Missouri Is About to Nickel-and-Dime Working Families
- DrKem Smith

- Mar 20
- 3 min read
The penny is going away, but most Americans will get used to it. The U.S. Treasury stopped making pennies after it started costing 3.69 cents to make just one. The government says it ended production of new pennies in late 2025. You can still use old pennies, but now cash transactions round to the nearest nickel. This change is a reminder that even small price differences can add up quickly.
That is why everyone in Missouri should pay attention to the latest tax debate.
A 2015 Berkeley iSchool project examined how people react when extra fees and add-ons obscure the true cost of something. Researchers called this “price partitioning,” and found it can push customers away, hurt repeat business, and break trust because the advertised price does not match what people actually pay.
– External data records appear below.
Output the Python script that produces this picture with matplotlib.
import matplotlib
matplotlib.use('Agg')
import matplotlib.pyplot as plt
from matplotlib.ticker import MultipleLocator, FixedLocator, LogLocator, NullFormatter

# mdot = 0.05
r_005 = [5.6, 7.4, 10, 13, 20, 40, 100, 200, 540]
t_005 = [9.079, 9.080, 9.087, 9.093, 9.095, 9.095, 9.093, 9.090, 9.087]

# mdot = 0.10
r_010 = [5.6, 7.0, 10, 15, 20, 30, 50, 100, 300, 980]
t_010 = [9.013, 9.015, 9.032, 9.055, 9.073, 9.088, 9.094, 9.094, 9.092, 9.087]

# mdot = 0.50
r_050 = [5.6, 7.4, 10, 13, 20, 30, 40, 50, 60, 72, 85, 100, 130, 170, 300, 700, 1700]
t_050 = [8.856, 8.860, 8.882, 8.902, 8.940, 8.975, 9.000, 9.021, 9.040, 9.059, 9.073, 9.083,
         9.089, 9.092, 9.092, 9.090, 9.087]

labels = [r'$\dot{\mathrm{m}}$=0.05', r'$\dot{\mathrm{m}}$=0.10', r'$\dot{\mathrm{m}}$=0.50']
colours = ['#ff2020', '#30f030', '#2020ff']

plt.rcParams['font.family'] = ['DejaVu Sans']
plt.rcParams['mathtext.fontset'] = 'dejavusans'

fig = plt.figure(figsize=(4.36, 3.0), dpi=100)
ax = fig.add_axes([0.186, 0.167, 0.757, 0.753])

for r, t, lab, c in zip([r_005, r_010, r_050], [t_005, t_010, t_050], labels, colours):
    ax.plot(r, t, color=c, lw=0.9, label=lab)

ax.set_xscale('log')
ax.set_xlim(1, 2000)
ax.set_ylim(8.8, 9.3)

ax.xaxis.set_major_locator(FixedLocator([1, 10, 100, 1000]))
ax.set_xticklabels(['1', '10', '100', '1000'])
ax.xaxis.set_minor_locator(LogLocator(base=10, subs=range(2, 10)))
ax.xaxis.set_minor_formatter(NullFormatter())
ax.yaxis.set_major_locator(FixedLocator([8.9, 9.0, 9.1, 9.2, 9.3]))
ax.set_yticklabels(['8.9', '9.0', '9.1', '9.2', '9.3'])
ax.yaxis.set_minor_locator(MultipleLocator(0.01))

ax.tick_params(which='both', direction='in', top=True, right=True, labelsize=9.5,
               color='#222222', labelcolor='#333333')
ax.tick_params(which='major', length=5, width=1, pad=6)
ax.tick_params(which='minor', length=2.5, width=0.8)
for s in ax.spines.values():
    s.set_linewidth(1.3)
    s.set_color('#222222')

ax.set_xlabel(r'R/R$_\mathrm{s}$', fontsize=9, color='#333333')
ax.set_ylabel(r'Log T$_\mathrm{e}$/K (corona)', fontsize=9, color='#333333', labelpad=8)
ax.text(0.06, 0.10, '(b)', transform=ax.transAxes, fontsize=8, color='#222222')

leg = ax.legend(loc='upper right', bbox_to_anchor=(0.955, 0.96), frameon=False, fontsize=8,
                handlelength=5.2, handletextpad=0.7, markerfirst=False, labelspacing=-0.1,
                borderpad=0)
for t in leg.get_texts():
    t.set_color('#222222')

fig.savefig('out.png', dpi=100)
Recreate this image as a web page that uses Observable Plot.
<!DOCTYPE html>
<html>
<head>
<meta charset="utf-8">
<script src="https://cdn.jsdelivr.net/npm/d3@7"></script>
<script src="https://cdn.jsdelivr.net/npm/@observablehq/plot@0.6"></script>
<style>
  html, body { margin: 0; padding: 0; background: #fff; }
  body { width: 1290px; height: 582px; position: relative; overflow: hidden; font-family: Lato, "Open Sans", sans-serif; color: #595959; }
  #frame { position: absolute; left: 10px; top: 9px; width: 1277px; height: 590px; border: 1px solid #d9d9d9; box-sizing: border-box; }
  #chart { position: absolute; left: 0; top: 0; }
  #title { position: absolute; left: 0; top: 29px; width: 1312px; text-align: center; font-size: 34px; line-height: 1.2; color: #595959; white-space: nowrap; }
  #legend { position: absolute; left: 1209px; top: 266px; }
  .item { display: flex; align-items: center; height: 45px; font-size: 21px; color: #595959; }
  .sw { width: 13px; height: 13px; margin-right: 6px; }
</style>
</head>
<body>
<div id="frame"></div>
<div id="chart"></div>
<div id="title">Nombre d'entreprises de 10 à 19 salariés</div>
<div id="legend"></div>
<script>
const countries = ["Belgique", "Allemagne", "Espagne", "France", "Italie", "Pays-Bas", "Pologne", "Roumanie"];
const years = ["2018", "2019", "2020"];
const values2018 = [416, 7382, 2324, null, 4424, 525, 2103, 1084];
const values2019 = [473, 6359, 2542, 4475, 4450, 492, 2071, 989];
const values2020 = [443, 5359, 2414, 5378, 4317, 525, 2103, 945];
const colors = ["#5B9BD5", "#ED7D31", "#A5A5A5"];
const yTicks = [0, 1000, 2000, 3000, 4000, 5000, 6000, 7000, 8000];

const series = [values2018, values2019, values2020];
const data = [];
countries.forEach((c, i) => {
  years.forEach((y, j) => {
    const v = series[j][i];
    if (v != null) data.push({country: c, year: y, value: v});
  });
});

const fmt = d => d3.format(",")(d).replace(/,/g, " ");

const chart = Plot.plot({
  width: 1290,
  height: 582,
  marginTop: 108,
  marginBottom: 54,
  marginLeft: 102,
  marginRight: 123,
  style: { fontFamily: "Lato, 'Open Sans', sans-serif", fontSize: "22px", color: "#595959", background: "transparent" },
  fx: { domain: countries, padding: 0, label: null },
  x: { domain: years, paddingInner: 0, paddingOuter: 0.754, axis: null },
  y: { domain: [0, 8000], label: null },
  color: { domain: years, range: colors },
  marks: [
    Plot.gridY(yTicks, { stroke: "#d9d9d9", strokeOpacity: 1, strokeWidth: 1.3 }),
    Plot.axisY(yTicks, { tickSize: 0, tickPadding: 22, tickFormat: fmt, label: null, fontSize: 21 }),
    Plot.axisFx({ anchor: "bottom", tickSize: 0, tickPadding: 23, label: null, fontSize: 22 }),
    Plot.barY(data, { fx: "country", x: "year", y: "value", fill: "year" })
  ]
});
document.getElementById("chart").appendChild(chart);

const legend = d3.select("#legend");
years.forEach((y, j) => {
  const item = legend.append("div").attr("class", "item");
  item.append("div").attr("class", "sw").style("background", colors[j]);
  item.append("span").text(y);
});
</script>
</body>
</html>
The issue is not just the money. It is the feeling of being taken advantage of, one small charge after another.
That is what Missouri Republicans are doing to working families right now.
They are not just “modernizing” the tax code, as they say. House Joint Resolutions 173 and 174 would let voters decide on a constitutional amendment that could lower Missouri’s income tax rate to zero. At the same time, it would let lawmakers expand sales and use taxes to more goods and services. The fiscal note says Missouri could lose about $1.046 billion in revenue by 2029, and up to $8.51 billion once the changes are fully in place.
What a tax burden shift!
We already know who feels the pressure when this majority makes cuts. Missouri House Republicans removed more than $100 million from their 2025 budget for child care subsidies. They stopped an effort to add $50 million more to public schools. In the past, they voted to remove all $4.5 million in state aid for public libraries. Missouri’s transit funding was also cut by 42% after budget vetoes in 2025. These programs help parents work, students learn, seniors get around, and communities stay strong.
So when leaders say they want to “return money to the people,” Missourians should ask: which people are they talking about?
Wealthy taxpayers gain the most when income taxes go away. But a skilled worker, a single parent, or a family already counting every dollar will notice higher costs elsewhere; at the grocery store, barber shop, auto repair shop, and on utility bills. The official House bill summary includes testimony warning that this plan could expand sales taxes to more everyday services. Missouri Budget Project said that 60% to 80% of Missourians could end up paying more in taxes under this plan.
That is what it means to nickel-and-dime people in Missouri.
First, they cut child care funding and expect families to manage on their own. Then they reduce money for schools and libraries and call it discipline. They cut transit and call it efficiency. Finally, they phase out income taxes in a way that makes daily life more expensive and call it modernization. It is the same pattern every time: hide the real cost, promise savings, and give people the bill in small pieces, hoping no one notices. Berkeley’s research focused on business, but the lesson fits here too: people do not like being promised one price and charged another.
Missouri does need a real discussion about taxes. True modernization should bring fairness, simplicity, and long-term stability. It should not create a huge gap in the state’s budget or raise taxes on everyday goods and services. It should not favor the wealthy over working people. And it should not come from the same leaders who keep saying there is no money for child care, schools, libraries, transit, tutoring, and workforce support.
The penny may be going away, but nickel-and-dime politics are still strong in Jefferson City. Missouri families should not be misled by talk of modernization or tax relief. If HJR 173 and 174 pass, the truth is clear: the wealthy will get the big benefits, and working families will be left with the small change.